WASHINGTON — President Trump’s harsh criticism of the F.B.I. elicited a rare and impassioned defense on Thursday from its director, Christopher A. Wray, even as he noted “no shortage of opinions out there” about the bureau.
Mr. Wray’s comments to the House Judiciary Committee may as well have described Mr. Trump’s own shifting stances on the F.B.I., C.I.A. and other federal agencies that do intelligence and law enforcement work.
A review of Mr. Trump’s comments during and after the 2016 presidential campaign reveals his eagerness to praise them when they investigate his opponents. He is quick to rebuke them, however, when their actions do not align with his interests.
Presidents normally refrain from commenting on or interfering with law enforcement investigations or intelligence analyses to avoid being seen as politicizing them.
Most recently, Mr. Trump tweeted on Sunday that the F.B.I.’s “reputation is in Tatters — worst in History!” following last week’s guilty plea by Michael T. Flynn, the former White House national security adviser, for lying to investigators. Mr. Trump also suggested, falsely, that the F.B.I. refused to charge Hillary Clinton for lying — a claim its former director, James B. Comey, has refuted multiple times.

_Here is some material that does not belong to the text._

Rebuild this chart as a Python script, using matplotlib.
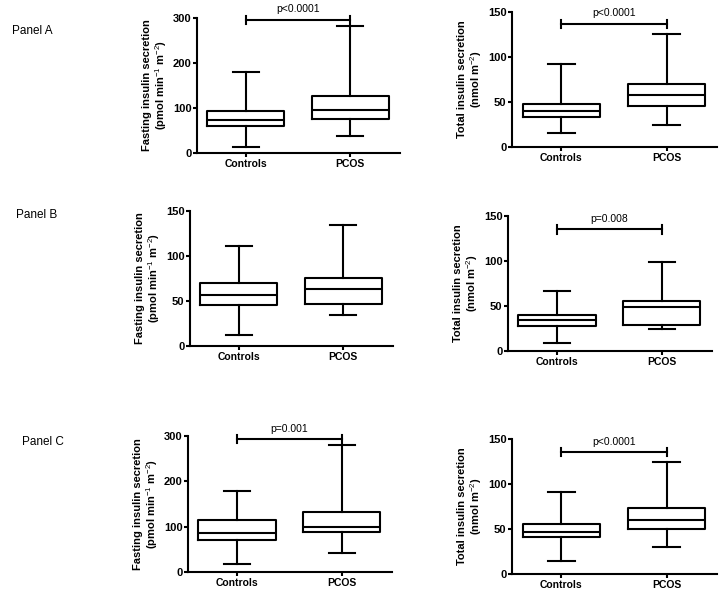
import matplotlib
matplotlib.use('Agg')
import matplotlib.pyplot as plt

plt.rcParams['font.family'] = ['Liberation Sans', 'DejaVu Sans']
plt.rcParams['mathtext.fontset'] = 'custom'
plt.rcParams['mathtext.rm'] = 'Liberation Sans'
plt.rcParams['mathtext.bf'] = 'Liberation Sans:bold'

groups = ['Controls', 'PCOS']

# box stats per panel: (whislo, q1, med, q3, whishi) for Controls and PCOS
a_fast = [(13, 61, 74, 94, 179), (37, 76, 96, 126, 283)]
a_total = [(15, 33.5, 40, 48, 92), (24, 46, 58, 70, 126)]
b_fast = [(12, 46, 57, 69.5, 111), (34.5, 46.5, 63, 76, 134)]
b_total = [(9, 28, 35, 40, 67), (24, 29, 49, 56, 98.5)]
c_fast = [(18, 71, 87, 115, 178), (41, 88, 100, 132, 280)]
c_total = [(14.5, 41, 46.5, 56, 91), (30, 50, 60.5, 73, 125)]

fast_label = 'Fasting insulin secretion\n(pmol min$^{-1}$ m$^{-2}$)'
total_label = 'Total insulin secretion\n(nmol m$^{-2}$)'

# (stats, ymax, ytick step, ylabel, p text, bracket y, axes rect in px: x0, x1, ytop, ybottom)
panels = [
    (a_fast, 300, 100, fast_label, 'p<0.0001', 296, (197, 400, 18, 153)),
    (a_total, 150, 50, total_label, 'p<0.0001', 137, (512, 717, 12, 147)),
    (b_fast, 150, 50, fast_label, None, None, (190, 393, 211, 346)),
    (b_total, 150, 50, total_label, 'p=0.008', 135, (508, 712, 216, 351)),
    (c_fast, 300, 100, fast_label, 'p=0.001', 293, (188, 392, 436, 572)),
    (c_total, 150, 50, total_label, 'p<0.0001', 135.5, (512, 717, 439, 574)),
]

W, H = 720, 592
fig = plt.figure(figsize=(W / 100, H / 100), dpi=100)

for stats, ymax, step, ylab, ptxt, by, (x0, x1, yt, yb) in panels:
    ax = fig.add_axes([x0 / W, 1 - yb / H, (x1 - x0) / W, (yb - yt) / H])
    bstats = []
    for g, (lo, q1, med, q3, hi) in zip(groups, stats):
        bstats.append(dict(label=g, whislo=lo, q1=q1, med=med, q3=q3, whishi=hi, fliers=[]))
    lw = 1.5
    ax.bxp(bstats, positions=[1, 2], widths=0.74, showfliers=False, capwidths=0.25,
           boxprops=dict(color='black', linewidth=lw),
           whiskerprops=dict(color='black', linewidth=lw),
           capprops=dict(color='black', linewidth=lw),
           medianprops=dict(color='black', linewidth=lw))
    ax.set_xlim(0.53, 2.48)
    ax.set_ylim(0, ymax)
    ax.set_yticks(range(0, ymax + 1, step))
    ax.set_xticks([1, 2])
    ax.set_xticklabels(groups, fontweight='bold', fontsize=7.5)
    for t in ax.get_yticklabels():
        t.set_fontweight('bold')
        t.set_fontsize(8)
    ax.spines['top'].set_visible(False)
    ax.spines['right'].set_visible(False)
    ax.spines['left'].set_linewidth(1.5)
    ax.spines['bottom'].set_linewidth(1.5)
    ax.tick_params(width=1.5, length=3, pad=1)
    ax.set_ylabel(ylab, fontweight='bold', fontsize=8, labelpad=3, linespacing=1.1)
    for s in ax.spines.values():
        s.set_clip_on(False)
    if ptxt:
        ax.plot([1, 2], [by, by], color='black', lw=1.5, clip_on=False)
        tick = ymax * 0.03
        for xx in (1, 2):
            ax.plot([xx, xx], [by - tick, by + tick], color='black', lw=1.5, clip_on=False)
        ax.text(1.5, by + ymax * 0.04, ptxt, ha='center', va='bottom', fontsize=7.5)

fig.text(12 / W, 1 - 31 / H, 'Panel A', fontsize=8.5, va='center', ha='left')
fig.text(16 / W, 1 - 215 / H, 'Panel B', fontsize=8.5, va='center', ha='left')
fig.text(22 / W, 1 - 442 / H, 'Panel C', fontsize=8.5, va='center', ha='left')

fig.savefig('out.png', dpi=100)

It was a reach back to the sharp words that Mr. Trump reserved for intelligence and law enforcement agencies during last year’s presidential campaign.
Time and again, Mr. Trump railed against Mr. Comey and the F.B.I. early last fall for closing an investigation into Mrs. Clinton’s handing of classified information on a private email server without bringing charges.
“I would think that some of these great F.B.I. agents, and the people that work within the F.B.I., I would imagine that they are just furious at what’s happened to the reputation of the F.B.I.,” Mr. Trump said at one campaign rally, in New Hampshire, on Oct. 6.
The next day, on Oct. 7, two top American spy agencies released an intelligence assessment that the Russian government had hacked into the Democratic National Committee with the intent “to interfere with the U.S. election process.” The assessment, by the Office of the Director of National Intelligence and the Homeland Security Department, came after Mr. Trump had complimented President Vladimir V. Putin of Russia and cast doubt on Moscow’s role in the email hacking.
“Maybe there is no hacking,” Mr. Trump said on Oct. 9, in the second presidential debate. “But they always blame Russia. And the reason they blame Russia because they think they’re trying to tarnish me with Russia.”
Once Mr. Trump believed things were going his way, however, he was quick to embrace the intelligence community, which is made up of 17 federal agencies, including the F.B.I. and the C.I.A.
In the final days of the presidential campaign, on Oct. 28, Mr. Comey advised Congress that he was examining new evidence in the closed F.B.I. investigation of Mrs. Clinton’s private email server. Mr. Trump responded by praising Mr. Comey’s “guts” and said the F.B.I. was doing a “good job.” He also condemned Mrs. Clinton for her criticisms of the F.B.I.
“There’s virtually no doubt that F.B.I. Director Comey and the great, great special agents of the F.B.I. will be able to collect more than enough evidence to garner indictments against Hillary Clinton and her inner circle, despite her effort to disparage them and discredit them,” he said at a Nov. 5, 2016, rally in Nevada.
The intelligence assessment about Russian election meddling still irritated him, however — even after he won the presidency. In an unsigned Dec. 10 statement, Mr. Trump’s transition team disparaged the American intelligence community by mocking its role in the lead-up to the Iraq war nearly 15 years earlier. “These are the same people that said Saddam Hussein had weapons of mass destruction,” the statement said. (That 2002 assessment long has been a sore spot for the C.I.A.)
Mr. Trump tweeted on Jan. 5 that he was a “big fan” of the intelligence community. But at a Jan. 11 news conference, he called described a new report on Russian election interference as “a disgrace” and a “tremendous blot on their record.”
By Jan. 21, the day after his inauguration, he was back to praising the intelligence community with a visit to C.I.A. headquarters in Langley, Va., where he told officers and analysts, “I am so behind you.”
The whiplash has only continued over his first year in office.
In February, Mr. Trump denounced the F.B.I. over leaks in the investigation of contacts between his associates and Russian intelligence officials.
After he fired Mr. Comey on May 9, Mr. Trump said the F.B.I. “was in a virtual turmoil” and “hasn’t recovered from that.”
By August, after he had named Mr. Wray the new F.B.I. director, Mr. Trump said in a news conference that he has “great respect for the intelligence community” — leaks aside.
In early November, again frustrated by the Russia investigation, Mr. Trump lamented Mr. Comey’s leadership as a “disaster” and tweeted that the F.B.I. was “once cherished and great.”
But a week later, at a Nov. 11 news conference in Vietnam, Mr. Trump declared his support for the intelligence community.
“I believe in our intel agencies, our intelligence agencies. I’ve worked with them very strongly,” he said.